The manufacturers were not a bit bashful in their unusual claims for their salt and water product as is evidenced by the article in the Journal of the American Medical Association. The article quotes an advertisement which appeared in the Ladies' Home Journal, as follows:

"Amazing new liquid makes shampooing quick, easy, right at your dressing

table.

"Here is what you have always wanted, a thrilling new way to shampoo your hair in 15 minutes without washing out your wave."

The A.M.A. purchased a bottle of the stuff to find out what it contained. (Article doesn't say whether or not the Medical Association was thrilled.)

The cost of the bottle was $1.05, the liquid coming "in a most modernistic container, characteristically of the present high-hat tendency in the cosmetic trade."
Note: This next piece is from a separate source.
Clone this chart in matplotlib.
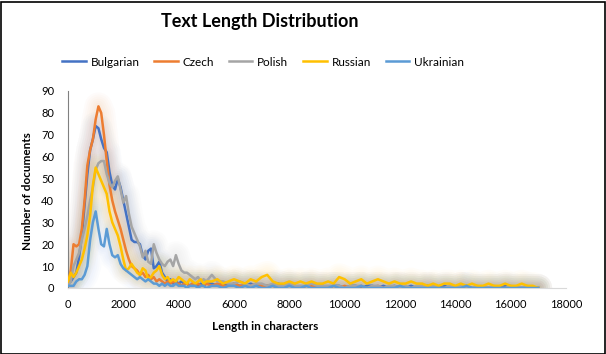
import matplotlib
matplotlib.use("Agg")
import matplotlib.pyplot as plt
from matplotlib.patches import Rectangle

plt.rcParams['font.family'] = ['Lato', 'DejaVu Sans']

# ---- data ----
lengths = list(range(0, 5001, 100)) + list(range(5200, 17001, 200))

bulgarian = [2, 3, 5, 7, 14, 24, 38, 52, 63, 68, 74, 73, 68, 64, 62, 53, 47, 45, 50, 46,
             40, 34, 28, 22, 21, 21, 20, 15, 13, 17, 18,
             9, 10, 12, 7, 5, 3, 4, 2, 3, 2, 3, 2, 2, 1, 2, 2, 1, 2, 1, 2,
             2, 1, 2, 1, 2, 1, 1, 2, 1, 1,
             1, 1, 2, 1, 1, 1, 0, 1, 1, 1,
             1, 0, 1, 1, 0, 1, 1, 0, 1, 1,
             0, 1, 0, 1, 0, 0, 1, 0, 0, 1,
             0, 0, 1, 0, 0, 0, 1, 0, 0, 0,
             0, 0, 0, 1, 0, 0, 0, 0, 0, 0]

czech = [2, 8, 20, 19, 20, 27, 40, 56, 63, 68, 77, 83, 80, 70, 58, 47, 40, 35, 31, 27,
         22, 17, 13, 10, 9, 8, 6, 7, 5, 6, 4,
         5, 3, 4, 3, 2, 3, 2, 3, 2, 2, 1, 2, 2, 1, 2, 1, 2, 1, 1, 2,
         1, 2, 1, 1, 2, 1, 1, 1, 2, 1,
         1, 1, 0, 1, 1, 1, 0, 1, 1, 0,
         1, 0, 1, 0, 1, 0, 0, 1, 0, 0,
         1, 0, 0, 0, 1, 0, 0, 0, 0, 1,
         0, 0, 0, 0, 0, 1, 0, 0, 0, 0,
         0, 0, 0, 0, 0, 0, 0, 0, 0, 0]

polish = [1, 3, 10, 13, 16, 22, 27, 33, 40, 46, 54, 57, 58, 58, 52, 48, 46, 49, 51, 45,
          39, 42, 34, 28, 25, 22, 19, 14, 17, 12, 11,
          20, 16, 13, 11, 10, 12, 13, 10, 15, 11, 8, 7, 7, 6, 5, 4, 5, 3, 4, 3,
          6, 3, 3, 2, 2, 3, 2, 1, 2, 2,
          1, 2, 1, 1, 2, 1, 1, 1, 2, 1,
          1, 1, 1, 1, 0, 1, 1, 1, 0, 1,
          1, 0, 1, 1, 0, 1, 0, 1, 1, 0,
          1, 0, 0, 1, 0, 1, 0, 0, 1, 0,
          0, 1, 0, 0, 1, 0, 0, 1, 0, 0]

russian = [3, 7, 5, 7, 10, 13, 18, 24, 33, 47, 55, 52, 49, 46, 43, 35, 30, 27, 24, 19,
           13, 8, 9, 11, 9, 7, 6, 9, 8, 4, 5,
           7, 8, 10, 6, 4, 5, 3, 4, 3, 5, 4, 3, 2, 4, 3, 2, 3, 4, 2, 3,
           3, 4, 2, 3, 4, 3, 2, 4, 3, 5,
           6, 3, 2, 2, 3, 2, 3, 2, 3, 2,
           2, 3, 2, 5, 4, 2, 3, 4, 2, 3,
           4, 3, 2, 3, 2, 2, 3, 2, 2, 1,
           2, 1, 2, 2, 1, 2, 1, 2, 1, 1,
           2, 1, 1, 2, 1, 1, 2, 1, 1, 0]

ukrainian = [1, 1, 1, 3, 4, 4, 6, 10, 22, 30, 35, 27, 20, 19, 27, 20, 15, 14, 15, 11,
             9, 8, 7, 6, 5, 4, 5, 4, 3, 4, 3,
             2, 2, 1, 2, 1, 2, 1, 1, 2, 1, 1, 1, 0, 1, 1, 1, 0, 1, 1, 0,
             1, 1, 0, 1, 1, 0, 1, 0, 1, 0,
             0, 1, 0, 0, 1, 0, 0, 1, 0, 0,
             0, 0, 1, 0, 0, 0, 0, 1, 0, 0,
             0, 0, 0, 0, 1, 0, 0, 0, 0, 0,
             0, 0, 0, 0, 0, 0, 1, 0, 0, 0,
             0, 0, 0, 0, 0, 0, 0, 0, 0, 0]

series_names = ["Bulgarian", "Czech", "Polish", "Russian", "Ukrainian"]
series_values = [bulgarian, czech, polish, russian, ukrainian]
colors = ["#4472C4", "#ED7D31", "#A5A5A5", "#FFC000", "#5B9BD5"]

x_ticks = list(range(0, 18001, 2000))
y_ticks = list(range(0, 91, 10))

# ---- figure ----
fig = plt.figure(figsize=(6.06, 3.54), dpi=100)
ax = fig.add_axes([68/606, 66/354, 498/606, 197/354])

handles = []
glow_widths = [20, 17, 14, 11, 8, 5]
for i, (name, vals, c) in enumerate(zip(series_names, series_values, colors)):
    # soft glow (many faint layers for a smooth halo)
    for lw in glow_widths:
        ax.plot(lengths, vals, color=c, lw=lw, alpha=0.025, solid_joinstyle='round',
                solid_capstyle='round', zorder=1 + i * 0.1)
    h, = ax.plot(lengths, vals, color=c, lw=1.8, zorder=3 + i, label=name)
    handles.append(h)

ax.set_xlim(0, 18000)
ax.set_ylim(0, 90)
ax.set_xticks(x_ticks)
ax.set_yticks(y_ticks)
ax.tick_params(axis='both', length=0, labelsize=8, colors='black')
ax.tick_params(axis='x', pad=8)
ax.tick_params(axis='y', pad=10)
for s in ['top', 'right']:
    ax.spines[s].set_visible(False)
ax.spines['left'].set_color('#808080')
ax.spines['left'].set_linewidth(0.8)
ax.spines['bottom'].set_color('#D9D9D9')
ax.spines['bottom'].set_linewidth(0.8)

fig.text(260/606, 1 - 22/354, "Text Length Distribution", ha='center', va='center',
         fontsize=13, fontweight='bold')
fig.text(265/606, 1 - 326/354, "Length in characters", ha='center', va='center',
         fontsize=8.5, fontweight='bold')
fig.text(28/606, 1 - 191/354, "Number of documents", ha='center', va='center',
         rotation=90, fontsize=8.5, fontweight='bold')

fig.legend(handles=handles, labels=series_names, loc='center', ncol=5,
           bbox_to_anchor=(263/606, 1 - 62/354), frameon=False, fontsize=8.5,
           handlelength=2.0, handletextpad=0.4, columnspacing=1.25)

fig.patches.append(Rectangle((0.5/606, 0.5/354), 1 - 2/606, 1 - 2/354,
                             transform=fig.transFigure, fill=False,
                             edgecolor='black', lw=1.2))

fig.savefig("out.png", dpi=100)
The chemical laboratory of the A. M.A. analyzed the preparation and announced that

"Qualitative tests indicated the presence of sodium and chloride. No heavy metals, carbonates, sulphates, alkaloids, and soap were found. The specific gravity, etc. *

* *

"From the foregoing tests it was concluded that Oyloff is essentially a colored solution of dairy salt (commercial table salt) with a dash of perfume.'

The A.M.A. article continues:

"From the chemists' report we learn that this 'amazing' product that reveals the 'romance of your hair' and that will 'thrill you' is, essentially a pinch of salt in 5 ounces of water-incidentally the bottle states 'net contents, 6 ounces.' Paying $1.05 for 5 ounces of salt water would seem, under present economic conditions, to furnish a text for a discussion on certain phases of modern business."

Senator HOMER T. BONE,

Washington, D.C.

NATIONAL SANIPRACTIC ASSOCIATION,
Seattle, Wash., December 2, 1933.

HONORABLE SIR: Nearly 1,500 people, incensed at the autocratic attempt of the American Medical Association, in reality the biggest trust in America, to become dictator in health matters through Rexford G. Tugwell and his so-called food, drug, and cosmetic bill, gathered at the Masonic Temple here Friday evening to give voice to their objections.